Defence Secretary Michael Fallon today resigned from government after he repeatedly put his hand on journalist Julia Hartley-Brewer’s knee in an encounter 15 years ago.
Hartley-Brewer has dismissed the incident as “mildly amusing” but in a statement today Fallon said what had been “acceptable 15, 10 years ago is clearly not acceptable now”.
Fresh claims about Fallon’s conduct are also understood to have been raised, but reports say Downing Street has refused to comment.
According to The Times Fallon was accused of referring to one journalist as a “slut” in a bar in 2010. It is alleged he made derogatory remarks about Bryony Gordon, a Daily Telegraph columnist, while drinking.
Tory activist and journalist Kate Maltby, 31, has also alleged in an article for The Times that cabinet minister Damian Green made inappropriate advances to her .
White said: “We live in a highly sexualised society and the power doesn’t all lie on one side. Clever attractive women looking for stories, they can play the power game to poor old ugly backbenchers with bad breath.”
Asked whether it was the victims’ fault he replied: “I didn’t say fault, I said they were the predators.”
White added: “To her credit Julia Hartley-Brewer…said ‘I’m not a victim’. She’s certainly not, she’s a very tough woman.

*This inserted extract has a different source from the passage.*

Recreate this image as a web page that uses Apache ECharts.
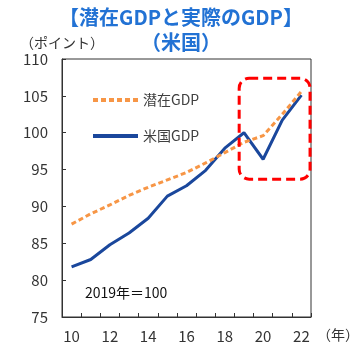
<!DOCTYPE html>
<html>
<head>
<meta charset="utf-8">
<script src="https://cdn.jsdelivr.net/npm/echarts@6/dist/echarts.min.js"></script>
<style>
    html, body { margin: 0; padding: 0; background: #fff; }
    #chart { width: 362px; height: 352px; }
</style>
</head>
<body>
<div id="chart"></div>
<script>
// data
const years = ['10', '11', '12', '13', '14', '15', '16', '17', '18', '19', '20', '21', '22'];
const potentialGdp = [87.6, 89.0, 90.2, 91.5, 92.6, 93.6, 94.6, 95.9, 97.3, 98.7, 99.6, 102.5, 105.6];
const usGdp = [81.8, 82.8, 84.8, 86.4, 88.4, 91.4, 92.8, 94.9, 97.9, 100.0, 96.4, 101.7, 105.1];
const yTicks = { min: 75, max: 110, interval: 5 };

// highlight box, in data units (category index, value)
const boxX = [8.75, 12.45];
const boxY = [93.7, 107.4];

const FONT = '"Noto Sans CJK JP", "Noto Sans", sans-serif';
const chart = echarts.init(document.getElementById('chart'));

chart.setOption({
    animation: false,
    textStyle: { fontFamily: FONT },
    title: {
        text: '【潜在GDPと実際のGDP】\n（米国）',
        left: 'center',
        top: 0,
        textStyle: {
            color: '#2272d4',
            fontSize: 20,
            fontWeight: 'bold',
            lineHeight: 25,
            fontFamily: FONT
        }
    },
    legend: {
        orient: 'vertical',
        left: 86,
        top: 88,
        itemWidth: 45,
        itemHeight: 14,
        itemGap: 22,
        itemStyle: { opacity: 0 },
        lineStyle: { width: 4 },
        textStyle: { color: '#404040', fontSize: 14, fontFamily: FONT },
        data: ['潜在GDP', '米国GDP']
    },
    grid: { left: 62, right: 50, top: 59, bottom: 35 },
    xAxis: {
        type: 'category',
        data: years,
        boundaryGap: true,
        name: '（年）',
        nameLocation: 'end',
        nameGap: 6,
        nameTextStyle: {
            color: '#333',
            fontSize: 14,
            verticalAlign: 'top',
            padding: [11, 0, 0, 0]
        },
        axisLine: { show: true, lineStyle: { color: '#333', width: 1 } },
        axisTick: { show: true, inside: true, length: 4, interval: 0, lineStyle: { color: '#333' } },
        axisLabel: { interval: 1, color: '#333', fontSize: 15, margin: 12 },
        splitLine: { show: false }
    },
    yAxis: {
        type: 'value',
        min: yTicks.min,
        max: yTicks.max,
        interval: yTicks.interval,
        name: '（ポイント）',
        nameLocation: 'end',
        nameGap: 9,
        nameTextStyle: { color: '#333', fontSize: 14 },
        axisLine: { show: true, lineStyle: { color: '#333', width: 1 } },
        axisTick: { show: true, inside: true, length: 4, lineStyle: { color: '#333' } },
        axisLabel: { color: '#333', fontSize: 15, margin: 14 },
        splitLine: { show: false }
    },
    series: [
        {
            name: '潜在GDP',
            type: 'line',
            data: potentialGdp,
            symbol: 'none',
            z: 3,
            itemStyle: { color: '#f79646' },
            lineStyle: { color: '#f79646', width: 3, type: [5, 3] }
        },
        {
            name: '米国GDP',
            type: 'line',
            data: usGdp,
            symbol: 'none',
            z: 2,
            itemStyle: { color: '#1a479c' },
            lineStyle: { color: '#1a479c', width: 3 }
        }
    ]
});

// close the plot box (top / right border) and place the annotations
function drawExtras() {
    const rect = chart.getModel().getComponent('grid').coordinateSystem.getRect();
    const p0 = chart.convertToPixel({ gridIndex: 0 }, [0, boxY[0]]);
    const p1 = chart.convertToPixel({ gridIndex: 0 }, [1, boxY[1]]);
    const step = p1[0] - p0[0];
    const x0 = p0[0] + step * boxX[0];
    const x1 = p0[0] + step * boxX[1];

    chart.setOption({
        graphic: [
            {
                type: 'rect',
                silent: true,
                shape: { x: rect.x, y: rect.y, width: rect.width, height: rect.height },
                style: { fill: 'none', stroke: '#333', lineWidth: 1 },
                z: 1
            },
            {
                type: 'text',
                left: 85,
                top: 286,
                style: { text: '2019年＝100', fill: '#111', font: '14px ' + FONT }
            },
            {
                type: 'rect',
                silent: true,
                shape: { x: x0, y: p1[1], width: x1 - x0, height: p0[1] - p1[1], r: 10 },
                style: { fill: 'none', stroke: '#ff0000', lineWidth: 3, lineDash: [9, 5] },
                z: 10
            }
        ]
    });
}
drawExtras();
</script>
</body>
</html>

“She’s younger, stronger and probably taller than Michael Fallon. The idea that Hartley-Brewer was going to be victimised by Fallon, and a lot of these pretty pathetic guys some of them, it’s not quite as cut and dried as its presented in the newspapers whose offices are also not above criticism of course.”
The Telegraph’s senior political editor Kate McCann said on Twitter in response to White’s comments: “So, according to Michael White, as a female lobby journalist I am a ‘predator’ who tricks ‘poor old ugly backbenchers’ to get stories.”
She added: “As if it’s not hard enough to be taken seriously as a woman working in politics without senior male journalists saying this stuff. Furious.”
Jane Merrick, co-editor of daily email newsletter The Spoon, said White’s comments had been a “disgraceful thing to say”.
Newton-Dunn said White was “utterly wrong about female lobby hacks”.
White later said on Twitter that following his radio appearance “two tough women journalists of my age rang to congratulate me for saying it”.
He also reaffirmed his earlier statement, saying: “…We have all heard some awful things in recent days. But not all such predatory power is held by men, we need to remember that too.”